• DIRECTIONS FOR THIS TASK
Give an exact copy of every line, leaving images out.

• INFORMATION PROVIDED
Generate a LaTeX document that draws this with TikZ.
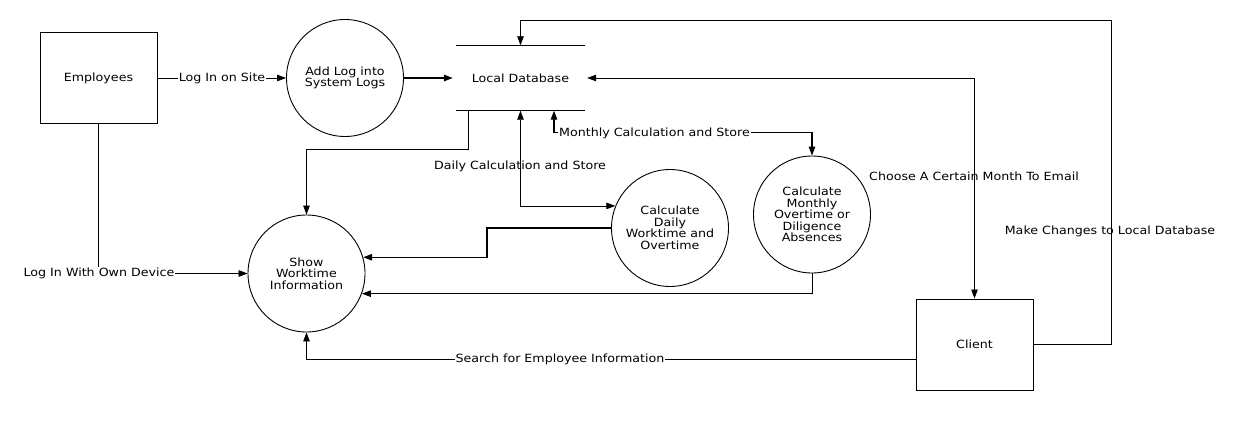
\documentclass[tikz,border=0pt]{standalone}
\usepackage{fontspec}
\setmainfont{DejaVu Sans}[FakeStretch=1.12]
\usetikzlibrary{arrows.meta}
\begin{document}
\begin{tikzpicture}[
    x=1pt, y=-1pt,
    >={Triangle[length=9pt,width=6.5pt]},
    arr/.style={->, draw=black, line width=0.8pt},
    thickarr/.style={arr, line width=1.4pt},
    entity/.style={draw, line width=1pt, minimum width=117pt, minimum height=91pt,
        font=\fontsize{11.3}{11.5}\selectfont},
    process/.style={draw, circle, line width=0.9pt, minimum size=117pt, inner sep=0pt,
        align=center, font=\fontsize{11.3}{11.5}\selectfont},
    store/.style={draw=none, minimum width=129pt, minimum height=65pt,
        font=\fontsize{11.3}{11.5}\selectfont},
    flowlabel/.style={font=\fontsize{11.3}{11.5}\selectfont, inner sep=1pt},
    flowlabelw/.style={flowlabel, fill=white}
]
\useasboundingbox (0,0) rectangle (1248,423);

\node[entity] (emp) at (98.5,78) {Employees};
\node[process] (addlog) at (345,78) {Add Log into\\System Logs};
\node[store] (ldb) at (520.5,78) {Local Database};
\node[process] (show) at (306.5,273.5) {Show\\Worktime\\Information};
\node[process] (daily) at (670,228) {Calculate\\Daily\\Worktime and\\Overtime};
\node[process] (monthly) at (812,214.5) {Calculate\\Monthly\\Overtime or\\Diligence\\Absences};
\node[entity] (client) at (974.5,344.5) {Client};

\coordinate (topright) at (1111,20);

% data store lines
\draw[line width=0.8pt] (ldb.north west) -- (ldb.north east);
\draw[line width=0.8pt] (ldb.south west) -- (ldb.south east);

\draw[arr] (emp.east) -- (addlog.west);
\draw[thickarr] (addlog.east) -- ([xshift=-3pt]ldb.west);
\draw[arr, <->] ([xshift=2pt]ldb.east) -| (client.north);
\draw[arr] (client.east) -| (topright) -| (ldb.north);

\draw[arr] ([xshift=13pt]ldb.south west) -- ++(0,39) -| (show.north);
\draw[arr, <->] (ldb.south) |- (daily.158);
\draw[thickarr, <->] ([xshift=33.5pt]ldb.south) -- ++(0,22) -| (monthly.north);

\draw[thickarr] (daily.west) -- ++(-124,0) |- (show.16.5);
\draw[arr] (monthly.south) |- (show.-20.7);
\draw[arr] ([yshift=-15pt]client.west) -| (show.south);
\draw[arr] (emp.south) |- (show.west);

%------------------------------------------------
% flow labels
%------------------------------------------------
\node[flowlabelw] at (222,78) {Log In on Site};
\node[flowlabel] at (974,176) {Choose A Certain Month To Email};
\node[flowlabel] at (1110,231) {Make Changes to Local Database};
\node[flowlabel] at (520,166) {Daily Calculation and Store};
\node[flowlabelw, anchor=west] at (558,133) {Monthly Calculation and Store};
\node[flowlabelw] at (560,359) {Search for Employee Information};
\node[flowlabelw] at (99,273) {Log In With Own Device};

\end{tikzpicture}
\end{document}
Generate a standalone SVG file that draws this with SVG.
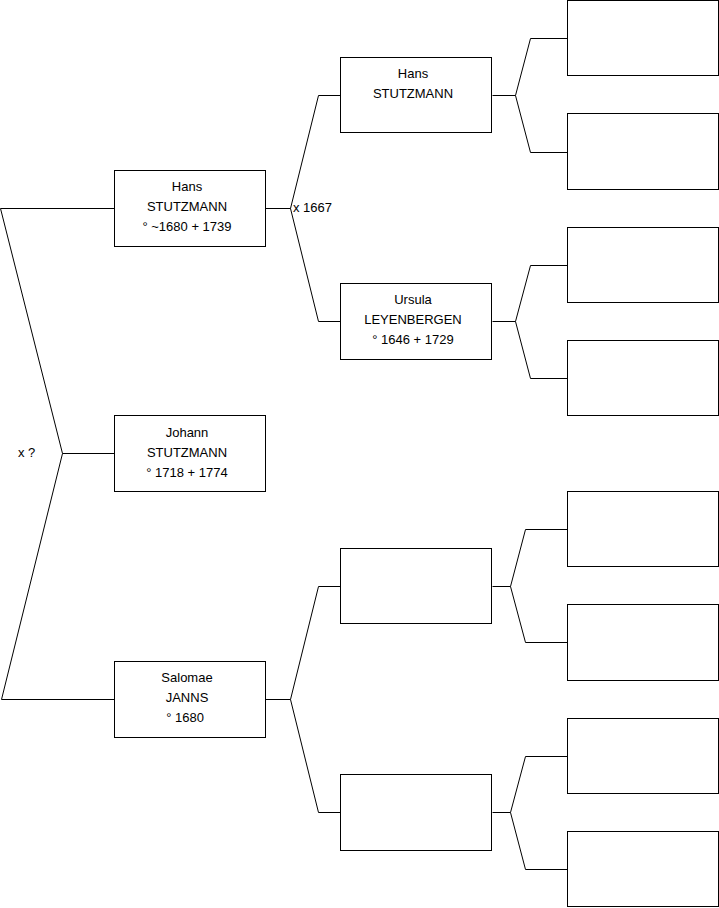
<svg xmlns="http://www.w3.org/2000/svg" width="719" height="908" viewBox="0 0 719 908">
<style>
.box{fill:#fff;stroke:#000;stroke-width:1}
.c{fill:none;stroke:#000;stroke-width:1}
text{font-family:"Liberation Sans",Arial,sans-serif;font-size:13px;fill:#000}
.m{text-anchor:middle}
</style>
<rect width="719" height="908" fill="#fff"/>
<g id="connectors">
<polyline class="c" points="114.5,208.5 0.5,208.5 62.5,453.5 1.5,699.5 114.5,699.5"/>
<line class="c" x1="62.5" y1="453.5" x2="114.5" y2="453.5"/>
<polyline class="c" points="340.5,95.5 318.5,95.5 290.5,208.5 318.5,321.5 340.5,321.5"/>
<line class="c" x1="265.5" y1="208.5" x2="290.5" y2="208.5"/>
<polyline class="c" points="340.5,586.5 318.5,586.5 290.5,699.5 318.5,812.5 340.5,812.5"/>
<line class="c" x1="265.5" y1="699.5" x2="290.5" y2="699.5"/>
<polyline class="c" points="567.5,38.5 530.5,38.5 515.5,95.5 530.5,152.5 567.5,152.5"/>
<line class="c" x1="492.5" y1="95.5" x2="515.5" y2="95.5"/>
<polyline class="c" points="567.5,265.5 530.5,265.5 515.5,321.5 530.5,378.5 567.5,378.5"/>
<line class="c" x1="492.5" y1="321.5" x2="515.5" y2="321.5"/>
<polyline class="c" points="567.5,529.5 525.5,529.5 510.5,586.5 525.5,642.5 567.5,642.5"/>
<line class="c" x1="492.5" y1="586.5" x2="510.5" y2="586.5"/>
<polyline class="c" points="567.5,756.5 525.5,756.5 510.5,812.5 525.5,869.5 567.5,869.5"/>
<line class="c" x1="492.5" y1="812.5" x2="510.5" y2="812.5"/>
<text x="18" y="457">x ?</text>
<text x="293" y="212">x 1667</text>
</g>
<g id="n-hans1">
<rect class="box" x="114.5" y="170.5" width="151" height="76"/>
<text class="m" x="187" y="191">Hans</text>
<text class="m" x="187" y="211">STUTZMANN</text>
<text class="m" x="187" y="231">° ~1680 + 1739</text>
</g>
<g id="n-johann">
<rect class="box" x="114.5" y="415.5" width="151" height="76"/>
<text class="m" x="187" y="437">Johann</text>
<text class="m" x="187" y="457">STUTZMANN</text>
<text class="m" x="187" y="477">° 1718 + 1774</text>
</g>
<g id="n-salomae">
<rect class="box" x="114.5" y="661.5" width="151" height="76"/>
<text class="m" x="187" y="682">Salomae</text>
<text class="m" x="187" y="702">JANNS</text>
<text class="m" x="185" y="722">° 1680</text>
</g>
<g id="n-hans2">
<rect class="box" x="340.5" y="57.5" width="151" height="75"/>
<text class="m" x="413" y="78">Hans</text>
<text class="m" x="413" y="98">STUTZMANN</text>
</g>
<g id="n-ursula">
<rect class="box" x="340.5" y="283.5" width="151" height="76"/>
<text class="m" x="413" y="304">Ursula</text>
<text class="m" x="413" y="324">LEYENBERGEN</text>
<text class="m" x="413" y="344">° 1646 + 1729</text>
</g>
<g id="n-g2c">
<rect class="box" x="340.5" y="548.5" width="151" height="75"/>
</g>
<g id="n-g2d">
<rect class="box" x="340.5" y="774.5" width="151" height="76"/>
</g>
<g id="n-g3a"><rect class="box" x="567.5" y="0.5" width="151" height="75"/></g>
<g id="n-g3b"><rect class="box" x="567.5" y="113.5" width="151" height="76"/></g>
<g id="n-g3c"><rect class="box" x="567.5" y="227.5" width="151" height="75"/></g>
<g id="n-g3d"><rect class="box" x="567.5" y="340.5" width="151" height="75"/></g>
<g id="n-g3e"><rect class="box" x="567.5" y="491.5" width="151" height="75"/></g>
<g id="n-g3f"><rect class="box" x="567.5" y="604.5" width="151" height="76"/></g>
<g id="n-g3g"><rect class="box" x="567.5" y="718.5" width="151" height="75"/></g>
<g id="n-g3h"><rect class="box" x="567.5" y="831.5" width="151" height="75"/></g>
</svg>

• SOLUTION TO THE EXERCISE
Generate a LaTeX document that draws this with TikZ.
\documentclass[tikz,border=0pt]{standalone}
\usepackage{fontspec}
\setmainfont{DejaVu Sans}[FakeStretch=1.12]
\usetikzlibrary{arrows.meta}
\begin{document}
\begin{tikzpicture}[
    x=1pt, y=-1pt,
    >={Triangle[length=9pt,width=6.5pt]},
    arr/.style={->, draw=black, line width=0.8pt},
    thickarr/.style={arr, line width=1.4pt},
    entity/.style={draw, line width=1pt, minimum width=117pt, minimum height=91pt,
        font=\fontsize{11.3}{11.5}\selectfont},
    process/.style={draw, circle, line width=0.9pt, minimum size=117pt, inner sep=0pt,
        align=center, font=\fontsize{11.3}{11.5}\selectfont},
    store/.style={draw=none, minimum width=129pt, minimum height=65pt,
        font=\fontsize{11.3}{11.5}\selectfont},
    flowlabel/.style={font=\fontsize{11.3}{11.5}\selectfont, inner sep=1pt},
    flowlabelw/.style={flowlabel, fill=white}
]
\useasboundingbox (0,0) rectangle (1248,423);

\node[entity] (emp) at (98.5,78) {Employees};
\node[process] (addlog) at (345,78) {Add Log into\\System Logs};
\node[store] (ldb) at (520.5,78) {Local Database};
\node[process] (show) at (306.5,273.5) {Show\\Worktime\\Information};
\node[process] (daily) at (670,228) {Calculate\\Daily\\Worktime and\\Overtime};
\node[process] (monthly) at (812,214.5) {Calculate\\Monthly\\Overtime or\\Diligence\\Absences};
\node[entity] (client) at (974.5,344.5) {Client};

\coordinate (topright) at (1111,20);

% data store lines
\draw[line width=0.8pt] (ldb.north west) -- (ldb.north east);
\draw[line width=0.8pt] (ldb.south west) -- (ldb.south east);

\draw[arr] (emp.east) -- (addlog.west);
\draw[thickarr] (addlog.east) -- ([xshift=-3pt]ldb.west);
\draw[arr, <->] ([xshift=2pt]ldb.east) -| (client.north);
\draw[arr] (client.east) -| (topright) -| (ldb.north);

\draw[arr] ([xshift=13pt]ldb.south west) -- ++(0,39) -| (show.north);
\draw[arr, <->] (ldb.south) |- (daily.158);
\draw[thickarr, <->] ([xshift=33.5pt]ldb.south) -- ++(0,22) -| (monthly.north);

\draw[thickarr] (daily.west) -- ++(-124,0) |- (show.16.5);
\draw[arr] (monthly.south) |- (show.-20.7);
\draw[arr] ([yshift=-15pt]client.west) -| (show.south);
\draw[arr] (emp.south) |- (show.west);

%------------------------------------------------
% flow labels
%------------------------------------------------
\node[flowlabelw] at (222,78) {Log In on Site};
\node[flowlabel] at (974,176) {Choose A Certain Month To Email};
\node[flowlabel] at (1110,231) {Make Changes to Local Database};
\node[flowlabel] at (520,166) {Daily Calculation and Store};
\node[flowlabelw, anchor=west] at (558,133) {Monthly Calculation and Store};
\node[flowlabelw] at (560,359) {Search for Employee Information};
\node[flowlabelw] at (99,273) {Log In With Own Device};

\end{tikzpicture}
\end{document}
Generate a standalone SVG file that draws this with SVG.
<svg xmlns="http://www.w3.org/2000/svg" width="719" height="908" viewBox="0 0 719 908">
<style>
.box{fill:#fff;stroke:#000;stroke-width:1}
.c{fill:none;stroke:#000;stroke-width:1}
text{font-family:"Liberation Sans",Arial,sans-serif;font-size:13px;fill:#000}
.m{text-anchor:middle}
</style>
<rect width="719" height="908" fill="#fff"/>
<g id="connectors">
<polyline class="c" points="114.5,208.5 0.5,208.5 62.5,453.5 1.5,699.5 114.5,699.5"/>
<line class="c" x1="62.5" y1="453.5" x2="114.5" y2="453.5"/>
<polyline class="c" points="340.5,95.5 318.5,95.5 290.5,208.5 318.5,321.5 340.5,321.5"/>
<line class="c" x1="265.5" y1="208.5" x2="290.5" y2="208.5"/>
<polyline class="c" points="340.5,586.5 318.5,586.5 290.5,699.5 318.5,812.5 340.5,812.5"/>
<line class="c" x1="265.5" y1="699.5" x2="290.5" y2="699.5"/>
<polyline class="c" points="567.5,38.5 530.5,38.5 515.5,95.5 530.5,152.5 567.5,152.5"/>
<line class="c" x1="492.5" y1="95.5" x2="515.5" y2="95.5"/>
<polyline class="c" points="567.5,265.5 530.5,265.5 515.5,321.5 530.5,378.5 567.5,378.5"/>
<line class="c" x1="492.5" y1="321.5" x2="515.5" y2="321.5"/>
<polyline class="c" points="567.5,529.5 525.5,529.5 510.5,586.5 525.5,642.5 567.5,642.5"/>
<line class="c" x1="492.5" y1="586.5" x2="510.5" y2="586.5"/>
<polyline class="c" points="567.5,756.5 525.5,756.5 510.5,812.5 525.5,869.5 567.5,869.5"/>
<line class="c" x1="492.5" y1="812.5" x2="510.5" y2="812.5"/>
<text x="18" y="457">x ?</text>
<text x="293" y="212">x 1667</text>
</g>
<g id="n-hans1">
<rect class="box" x="114.5" y="170.5" width="151" height="76"/>
<text class="m" x="187" y="191">Hans</text>
<text class="m" x="187" y="211">STUTZMANN</text>
<text class="m" x="187" y="231">° ~1680 + 1739</text>
</g>
<g id="n-johann">
<rect class="box" x="114.5" y="415.5" width="151" height="76"/>
<text class="m" x="187" y="437">Johann</text>
<text class="m" x="187" y="457">STUTZMANN</text>
<text class="m" x="187" y="477">° 1718 + 1774</text>
</g>
<g id="n-salomae">
<rect class="box" x="114.5" y="661.5" width="151" height="76"/>
<text class="m" x="187" y="682">Salomae</text>
<text class="m" x="187" y="702">JANNS</text>
<text class="m" x="185" y="722">° 1680</text>
</g>
<g id="n-hans2">
<rect class="box" x="340.5" y="57.5" width="151" height="75"/>
<text class="m" x="413" y="78">Hans</text>
<text class="m" x="413" y="98">STUTZMANN</text>
</g>
<g id="n-ursula">
<rect class="box" x="340.5" y="283.5" width="151" height="76"/>
<text class="m" x="413" y="304">Ursula</text>
<text class="m" x="413" y="324">LEYENBERGEN</text>
<text class="m" x="413" y="344">° 1646 + 1729</text>
</g>
<g id="n-g2c">
<rect class="box" x="340.5" y="548.5" width="151" height="75"/>
</g>
<g id="n-g2d">
<rect class="box" x="340.5" y="774.5" width="151" height="76"/>
</g>
<g id="n-g3a"><rect class="box" x="567.5" y="0.5" width="151" height="75"/></g>
<g id="n-g3b"><rect class="box" x="567.5" y="113.5" width="151" height="76"/></g>
<g id="n-g3c"><rect class="box" x="567.5" y="227.5" width="151" height="75"/></g>
<g id="n-g3d"><rect class="box" x="567.5" y="340.5" width="151" height="75"/></g>
<g id="n-g3e"><rect class="box" x="567.5" y="491.5" width="151" height="75"/></g>
<g id="n-g3f"><rect class="box" x="567.5" y="604.5" width="151" height="76"/></g>
<g id="n-g3g"><rect class="box" x="567.5" y="718.5" width="151" height="75"/></g>
<g id="n-g3h"><rect class="box" x="567.5" y="831.5" width="151" height="75"/></g>
</svg>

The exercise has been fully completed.